This is the
16th episode in my investigation of the
discordant life of Sir Thomas Malory, author of Le Morte d’Arthur. Episode 1 can be found here.
But did he
do it? Bear with me. While we were rambling around the
Colorado Plateau, recently, after my last post on this topic, I continually
felt I still hadn’t done justice to this more than difficult issue of the two
accusations of rape against Malory. In
particular, while I’d read and discussed some important research, I’d stopped
short of expressing a personal conclusion.
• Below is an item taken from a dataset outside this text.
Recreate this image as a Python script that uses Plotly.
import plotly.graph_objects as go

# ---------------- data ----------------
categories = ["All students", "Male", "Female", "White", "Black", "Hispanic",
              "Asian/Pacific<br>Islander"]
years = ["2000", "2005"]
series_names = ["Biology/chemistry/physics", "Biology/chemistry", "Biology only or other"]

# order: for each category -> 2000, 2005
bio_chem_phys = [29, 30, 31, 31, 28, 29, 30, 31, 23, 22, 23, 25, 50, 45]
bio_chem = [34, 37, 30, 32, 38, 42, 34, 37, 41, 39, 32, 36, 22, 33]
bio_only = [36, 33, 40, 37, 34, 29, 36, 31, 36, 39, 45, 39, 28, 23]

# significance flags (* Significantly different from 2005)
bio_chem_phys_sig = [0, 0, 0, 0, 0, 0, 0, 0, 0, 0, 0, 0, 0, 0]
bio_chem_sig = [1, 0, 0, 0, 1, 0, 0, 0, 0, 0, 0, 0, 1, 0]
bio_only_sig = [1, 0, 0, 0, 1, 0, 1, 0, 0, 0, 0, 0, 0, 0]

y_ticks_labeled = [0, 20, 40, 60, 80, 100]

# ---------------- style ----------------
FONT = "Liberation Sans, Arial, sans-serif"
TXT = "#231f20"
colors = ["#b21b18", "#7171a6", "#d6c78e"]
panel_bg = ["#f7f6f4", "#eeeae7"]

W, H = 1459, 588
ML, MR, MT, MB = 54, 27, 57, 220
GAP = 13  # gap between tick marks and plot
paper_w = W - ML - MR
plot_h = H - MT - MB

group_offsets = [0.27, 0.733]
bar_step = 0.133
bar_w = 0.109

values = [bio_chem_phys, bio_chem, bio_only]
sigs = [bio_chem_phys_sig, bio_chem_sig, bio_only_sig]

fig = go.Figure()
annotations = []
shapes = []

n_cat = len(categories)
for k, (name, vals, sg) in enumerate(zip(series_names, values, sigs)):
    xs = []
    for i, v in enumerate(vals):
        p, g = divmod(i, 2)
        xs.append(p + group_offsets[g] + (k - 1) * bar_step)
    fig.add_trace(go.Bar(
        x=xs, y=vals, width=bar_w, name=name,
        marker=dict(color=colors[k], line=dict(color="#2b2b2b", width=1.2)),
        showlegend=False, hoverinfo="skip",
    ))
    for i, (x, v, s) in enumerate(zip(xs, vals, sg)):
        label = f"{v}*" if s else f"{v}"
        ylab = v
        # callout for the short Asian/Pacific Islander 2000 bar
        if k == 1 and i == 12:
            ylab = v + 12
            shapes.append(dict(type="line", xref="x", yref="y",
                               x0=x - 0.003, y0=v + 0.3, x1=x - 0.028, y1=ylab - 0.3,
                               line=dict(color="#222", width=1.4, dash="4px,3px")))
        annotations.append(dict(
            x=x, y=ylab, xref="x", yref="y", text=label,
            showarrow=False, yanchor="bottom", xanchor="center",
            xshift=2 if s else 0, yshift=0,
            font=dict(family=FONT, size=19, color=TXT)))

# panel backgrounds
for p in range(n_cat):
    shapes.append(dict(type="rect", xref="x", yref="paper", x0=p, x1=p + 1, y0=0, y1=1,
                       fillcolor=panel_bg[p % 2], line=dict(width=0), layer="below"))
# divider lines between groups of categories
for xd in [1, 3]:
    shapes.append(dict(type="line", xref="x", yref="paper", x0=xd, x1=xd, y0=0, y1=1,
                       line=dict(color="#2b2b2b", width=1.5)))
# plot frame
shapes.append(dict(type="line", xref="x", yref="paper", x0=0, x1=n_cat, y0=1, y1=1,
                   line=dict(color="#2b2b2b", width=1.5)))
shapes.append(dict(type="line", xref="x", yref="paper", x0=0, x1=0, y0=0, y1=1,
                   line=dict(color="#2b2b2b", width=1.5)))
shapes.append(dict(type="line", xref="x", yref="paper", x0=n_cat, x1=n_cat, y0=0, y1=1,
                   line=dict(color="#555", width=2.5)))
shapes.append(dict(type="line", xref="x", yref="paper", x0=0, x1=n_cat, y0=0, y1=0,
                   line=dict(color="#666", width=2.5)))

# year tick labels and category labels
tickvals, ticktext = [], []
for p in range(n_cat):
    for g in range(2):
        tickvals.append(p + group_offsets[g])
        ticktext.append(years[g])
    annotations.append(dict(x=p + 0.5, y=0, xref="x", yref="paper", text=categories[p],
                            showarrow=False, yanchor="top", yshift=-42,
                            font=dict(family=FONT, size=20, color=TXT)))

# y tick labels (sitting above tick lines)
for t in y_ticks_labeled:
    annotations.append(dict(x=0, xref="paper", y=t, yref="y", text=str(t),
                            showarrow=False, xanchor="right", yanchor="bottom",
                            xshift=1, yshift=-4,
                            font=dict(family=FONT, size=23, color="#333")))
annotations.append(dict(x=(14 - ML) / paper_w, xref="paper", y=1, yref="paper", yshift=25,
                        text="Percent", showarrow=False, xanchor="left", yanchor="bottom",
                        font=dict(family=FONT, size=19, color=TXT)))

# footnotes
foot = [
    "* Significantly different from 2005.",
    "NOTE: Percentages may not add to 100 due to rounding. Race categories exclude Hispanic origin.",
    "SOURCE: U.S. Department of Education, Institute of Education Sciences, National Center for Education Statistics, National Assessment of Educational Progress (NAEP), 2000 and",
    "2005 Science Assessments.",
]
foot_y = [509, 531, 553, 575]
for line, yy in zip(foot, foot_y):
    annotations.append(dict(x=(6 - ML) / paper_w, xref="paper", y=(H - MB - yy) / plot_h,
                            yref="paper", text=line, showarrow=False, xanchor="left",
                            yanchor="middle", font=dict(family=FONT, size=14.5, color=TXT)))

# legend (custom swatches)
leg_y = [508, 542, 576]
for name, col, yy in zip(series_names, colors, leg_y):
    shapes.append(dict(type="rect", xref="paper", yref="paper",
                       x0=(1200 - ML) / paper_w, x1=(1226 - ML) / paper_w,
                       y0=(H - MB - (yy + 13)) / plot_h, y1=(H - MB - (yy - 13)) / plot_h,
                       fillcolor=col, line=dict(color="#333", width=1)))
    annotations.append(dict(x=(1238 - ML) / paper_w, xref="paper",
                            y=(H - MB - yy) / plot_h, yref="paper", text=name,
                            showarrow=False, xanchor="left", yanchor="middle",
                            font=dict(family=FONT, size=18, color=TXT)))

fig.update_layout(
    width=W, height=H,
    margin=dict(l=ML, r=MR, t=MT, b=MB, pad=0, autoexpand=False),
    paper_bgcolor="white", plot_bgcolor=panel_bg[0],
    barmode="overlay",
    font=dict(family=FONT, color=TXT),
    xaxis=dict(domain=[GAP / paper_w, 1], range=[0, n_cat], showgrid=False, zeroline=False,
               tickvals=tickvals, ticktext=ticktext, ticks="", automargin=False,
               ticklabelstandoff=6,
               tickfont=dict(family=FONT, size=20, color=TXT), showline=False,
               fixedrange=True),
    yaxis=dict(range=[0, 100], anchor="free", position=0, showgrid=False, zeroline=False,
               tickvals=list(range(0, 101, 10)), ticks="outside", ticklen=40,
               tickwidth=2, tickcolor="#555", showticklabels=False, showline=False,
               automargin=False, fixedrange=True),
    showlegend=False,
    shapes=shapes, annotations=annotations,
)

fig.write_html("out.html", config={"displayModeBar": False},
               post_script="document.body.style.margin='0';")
Further, what I’d learned generally, failed what I might call “the
novelist’s test” which is to say that I didn’t feel that I could write a
fictional narrative of the events which properly served what is actually known
and Sir Thomas Malory himself. Lastly,
and perhaps most importantly, I was concerned that I, like some more adroit
scholars before me, were attempting to discover and elaborate exculpatory
evidence rather than discover the truth.
Of course, I didn’t want Malory to be guilty.
To address
this, I decided to do three things.
First, to reread Henry Ansgar Kelly’s important paper as carefully and
critically as possible. Second, to
research the topic of rape in medieval England generally, for greater
perspective and finally, to find and read the work of the best contemporary
scholar I could find who took the position that Malory was probably guilty.
No scholar I’ve
found has professed absolute certainly of his guilt or innocence. Some see rape as part of a spectrum of
historical patriarchal strategies for controlling women’s bodies and lives
which is subsequently used to diminish the particular literary importance of
the question of whether Malory was guilty of sexual assault. Nevertheless, that is the question I’m
addressing at this stage. Further, in
defense of my focus on that specific issue at this stage, I would quote
Catherine Batt, (Malory and Rape,
1997), Le Morte d’Arthur “develops a
rhetoric for rape as signal of the anti-social, the threat from the margins,
that against which the community defines itself.” Of the scholars I’ve discovered and read so
far, Batt is the most skeptical Malory’s innocence but her concerns are
primarily literary, not historical.
Nevertheless, two of her observations are particularly important. First, following Sir William Stanford, writing
in 1557, she reviews the case of a woman raped in prison who was not allowed to
appeal (personally bring suit) for the crime because she has a husband who must
do so for her. In the context of Malory’s
case this might mean the absence of a suit from Mrs. Hugh Smyth offers no
circumstantial evidence of Malory’s innocence of sexual assault but is rather
an indication of legal precedent.
Second, and more central to her paper, is that contention that the
portrayal of rape in Le Morte d’Arthur
“is not incompatible with the perspective of an apparent rapist.” I, personally, don’t agree that the evidence
she cites, (nor anything else in my own reading of Le Morte d’Arthur) justifies that conclusion, but, more
importantly, I would echo P. J. Field’s observation about the danger and
difficulty of using Malory’s work as primary evidence of his guilt or innocence
of this particular crime.
Henry Ansgar
Kelly’s comprehensive review of the statutes show how abduction generally was
conflated with sexual assault. His
review of specific cases shows how the statutes were used to prevent wives from
fleeing oppressive marriages, nuns from fleeing religious houses and even for
extortion. He makes the important point that statute of
1382 was enacted to cover cases in which women consent afterwards and it is so
stated in the Rolls of Parliament. He writes of Malory specifically,
… He was accused in 1451 of twice having
had felonious sex with another man's wife and, on the second occasion, of
feloniously abducting her. Later, the woman's husband accused Malory and named
accomplices of ravishing her, and since he invoked the 1382 statute of Richard
II, he was admitting that the wife consented to the ravishment. We do not know
who was more in the right, the woman's self-proclaimed husband or Malory. But,
given the track record of other such accusers, I put my money on Malory.
We may never know more
about Malory's relations with the wife of Hugh Smith, but they may have been as
complicated as those between Lancelot and Arthur's queen in the French romances
that he would translate during his stays in prison, which he may have already
read in 1450.
To quote
George Smiley, “we’re almost there.” I
concur with Kelly’s deduction of the meaning of the use of the 1382 statute in
Malory’s case. But the question which
remains for me, is how representative are the selection of cases which Kelly
cites? Fortunately, there is a relatively
recent work which examines that question in detail and also sheds light on Batt’s
first point. It is the excellent 2007 Fordham
University doctoral dissertation of Caroline S. Dunn, Damsels in Distress or Partners in Crime? The Abduction of Women in Medieval England
which I’m currently reading. I expect to
review it in my next Malory post when I also expect to make a final statement on
the accusations of rape. Then is will be
time to move on to his imprisonment, the latter part of his life, the
concurrent events in England and, of course, observations about Le Mort d’Arthur itself.